For five years now, Manivanh, a smallish place on 24th Street near Hampshire, has been one of my very favorite neighborhood restaurants in town. It's a completely unremarkable-looking Thai joint unceremoniously dumped at the grimiest edge of the Mission District, out of step with the strip's bevy of taquerias, hair salons, and, more recently, art galleries and hipster donut stands. For three years, I lived two blocks away, not far from 24th and Utah, where Jack's Club cheerfully presides over the corner. Manivanh holds just over a dozen tables, half of them empty most nights. The servers frequently look as fried as Krispy Kremes, their eyes distant and glazed. Between orders, they crane their necks to stare up at the television hovering above the counter.
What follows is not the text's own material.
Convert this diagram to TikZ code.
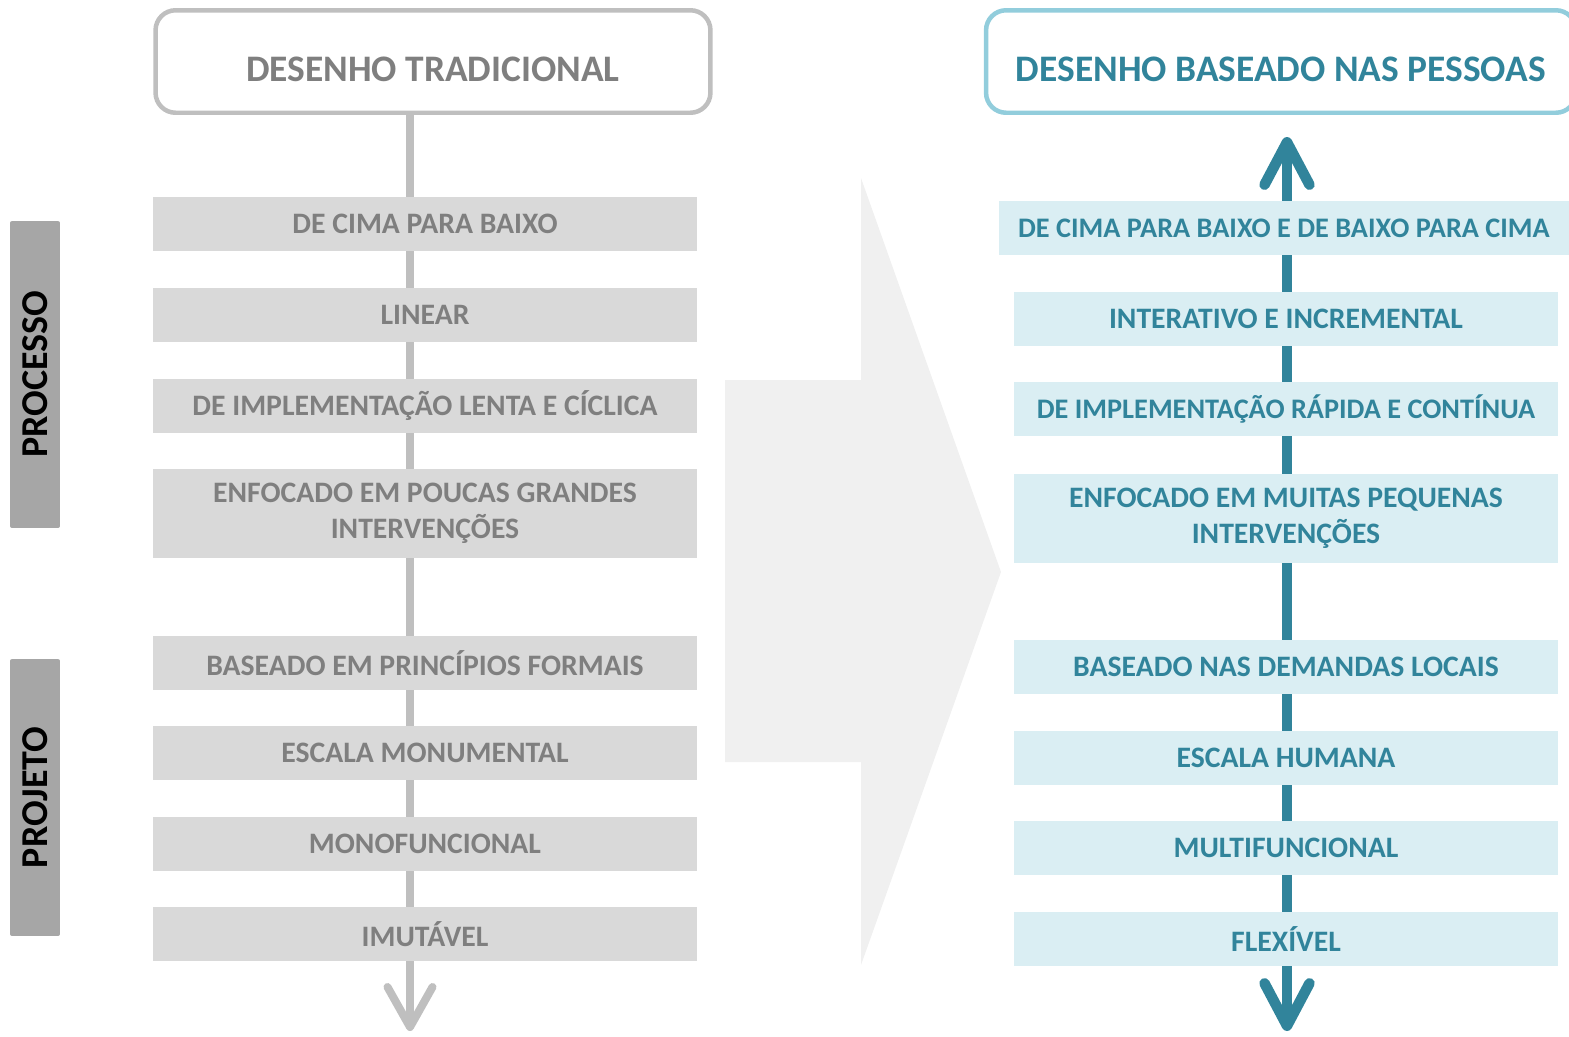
\documentclass[tikz,border=0pt]{standalone}
\usepackage{fontspec}
\setmainfont{Carlito}
\usetikzlibrary{arrows.meta,backgrounds}

\definecolor{txtgray}{HTML}{7F7F7F}
\definecolor{boxgray}{HTML}{D9D9D9}
\definecolor{linegray}{HTML}{BFBFBF}
\definecolor{taggray}{HTML}{A6A6A6}
\definecolor{txtteal}{HTML}{31849B}
\definecolor{boxteal}{HTML}{DAEEF3}
\definecolor{lineteal}{HTML}{92CDDC}
\definecolor{bigarrow}{HTML}{F0F0F0}

\begin{document}
\begin{tikzpicture}[
  x={(0.02cm,0cm)},
  y={(0cm,-0.02cm)},
  line join=round,
  line cap=round,
  title/.style={line width=0.09cm,rounded corners=0.4cm,fill=white,
    minimum height=2.05cm,text height=0.78cm,text depth=0cm,
    font=\bfseries\fontsize{21.3}{25}\selectfont},
  ltitle/.style={title,draw=linegray,text=txtgray,minimum width=11.1cm},
  rtitle/.style={title,draw=lineteal,text=txtteal,minimum width=11.8cm},
  item/.style={minimum height=1.08cm,align=center,
    font=\bfseries\fontsize{16.9}{20.5}\selectfont},
  small/.style={font=\bfseries\fontsize{16.1}{20}\selectfont},
  lbox/.style={item,fill=boxgray,text=txtgray,minimum width=10.88cm},
  rbox/.style={item,fill=boxteal,text=txtteal,minimum width=10.88cm},
  tall/.style={minimum height=1.78cm},
  tag/.style={fill=taggray,rounded corners=0.04cm,rotate=90,
    minimum height=1cm,font=\bfseries\fontsize{21.6}{24}\selectfont},
  lline/.style={draw=linegray,line width=0.16cm,
    -{Straight Barb[length=0.8cm,width=0.9cm,round]}},
  rline/.style={draw=txtteal,line width=0.21cm,
    {Straight Barb[length=0.85cm,width=0.9cm,round]}-{Straight Barb[length=0.85cm,width=0.9cm,round]}}
]
  \useasboundingbox (0,0) rectangle (1569,1036);

  % Broad arrow pointing from one column to the other.
  \fill[bigarrow] (725,380) -- (861,380) -- (861,178) -- (1001,572)
    -- (861,965) -- (861,762) -- (725,762) -- cycle;

  % Side tags.
  \node[tag,minimum width=6.14cm] (processo) at (35,374.5) {PROCESSO};
  \node[tag,minimum width=5.54cm] (projeto) at (35,797.5) {PROJETO};

  % Left column.
  \node[ltitle] (ltitle) at (433,61.5) {DESENHO TRADICIONAL};
  \node[lbox] (l1) at (425,224) {DE CIMA PARA BAIXO};
  \node[lbox] (l2) at (425,315) {LINEAR};
  \node[lbox] (l3) at (425,406) {DE IMPLEMENTAÇÃO LENTA E CÍCLICA};
  \node[lbox,tall] (l4) at (425,513.5) {ENFOCADO EM POUCAS GRANDES\\INTERVENÇÕES};
  \node[lbox] (l5) at (425,663) {BASEADO EM PRINCÍPIOS FORMAIS};
  \node[lbox] (l6) at (425,753) {ESCALA MONUMENTAL};
  \node[lbox] (l7) at (425,844) {MONOFUNCIONAL};
  \node[lbox] (l8) at (425,934) {IMUTÁVEL};

  % Right column.
  \node[rtitle] (rtitle) at (1281,61.5) {DESENHO BASEADO NAS PESSOAS};
  \node[rbox,small,minimum width=11.4cm] (r1) at (1284,228) {DE CIMA PARA BAIXO E DE BAIXO PARA CIMA};
  \node[rbox] (r2) at (1286,319) {INTERATIVO E INCREMENTAL};
  \node[rbox,small] (r3) at (1286,409) {DE IMPLEMENTAÇÃO RÁPIDA E CONTÍNUA};
  \node[rbox,tall] (r4) at (1286,518) {ENFOCADO EM MUITAS PEQUENAS\\INTERVENÇÕES};
  \node[rbox] (r5) at (1286,667) {BASEADO NAS DEMANDAS LOCAIS};
  \node[rbox] (r6) at (1286,758) {ESCALA HUMANA};
  \node[rbox] (r7) at (1286,848) {MULTIFUNCIONAL};
  \node[rbox] (r8) at (1286,939) {FLEXÍVEL};

  % Spines behind the boxes.
  \coordinate (ltip) at (410,1031);
  \coordinate (rtop) at (1287,137);
  \coordinate (rbot) at (1287,1031);
  \begin{scope}[on background layer]
    \draw[lline] (ltitle.south -| ltip) -- (ltip);
    \draw[rline] (rtop) -- (rbot);
  \end{scope}
\end{tikzpicture}
\end{document}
One afternoon, when all the area liquor stores were closed for a holiday, the host sold me a few beers to-go without so much as a blink. Manivanh is not a hole-in-the-wall, some Bourdanian treasure where fears of gastrointestinal trauma accompany each tasty bite. The interior is clean and warm, even pleasant. The neighborhood is fine, even though the 24th Street drunks' hacking coughs rattle through the window panes and swaying grocery cart barges skitter along the sidewalk outside. Satay and pad thai don't spark the excitement food-obsessed city residents work up over tacos. Everyone has a favorite Thai lunch place socked away somewhere -- the stuff of cheap lunch specials and coconut-creamed ice teas in tall plastic cups. Manivanh is a true find, unusual precisely because it's so good yet so relentlessly unexceptional in its design and scope, a regular, everyday restaurant without a whiff of marketing mojo and no rugged street food cred. Few would think to sniff it out and even fewer would bother writing about it, but I beseech you all the same to discover it, to walk down 24th Street until you can clearly hear the hum and screech of 101. Look to your left, see the sign, sit down, and order the larb-ped.
Isn't it larb-ly?
Larb is not a sludge-metal band from Florida or a faintly embarrassing medical condition. Larb may actually be those things as well, but the larbs I know first-hand are meat salads: fish sauce-y melanges in innumerable lovely variations, popular throughout Laos as well as Thailand. Refreshing and bold, Manivanh's larb-ped -- minced duck, lettuce, mint, and red onion laced with a chili-flecked lemon dressing -- is heady, almost druggy in its deliciousness, unsettlingly, crazily flavorful -- a sweet, benevolent Klaus Kinski on the palette. In the past four months, I've taken three different groups of people to Manivanh, and every single neophyte has gone batty for this minor miracle of taste and texture. I wandered down with a friend on the eve of his flight back to Philadelphia and he, upon spooning up the last bit, wondered out-loud if he could pack a few orders to bring back to the city of brotherly love. "The duck -- it's like bacon, except somehow better," another friend remarked on the night of his conversion, reaching for a third helping, unsubtly trying to snag more than his fair share of the chewy, crispy bits. Manivanh's menu beckons with many very good things, like grilled pork, chicken with chiles, onion, and fresh basil, and fried bean cake with cashews and roasted curry paste. Yet this one dish -- the transcendent larb-ped -- sends the restaurant over the top, searing it into heart and memory. Again and again, I recommend Manivanh to anyone interested -- because I want others to know it and cherish it as well.
Still, a few weeks ago, in bed, watching the long-awaited "No Reservations: San Francisco" on my laptop, I was happy not to see forkfuls of that fine ducky goodness disappearing into Anthony Bourdain's gaping maw.
Over the course of that episode, he painted a broad strokes portrait of the San Francisco he wanted to hate, a city where the good stuff has to be pried out from beneath sheet-rock layers of weak Chez Panisse-y silliness. It's a pretty cool town, he seemed to say, so long as you keep it real among the hordes of smug, self-righteous yoga mat people telling you how to eat -- in his mind, villains more onerous than greedy landlords, creeps, loud-talking Muni lunatics, and fickle fault-lines.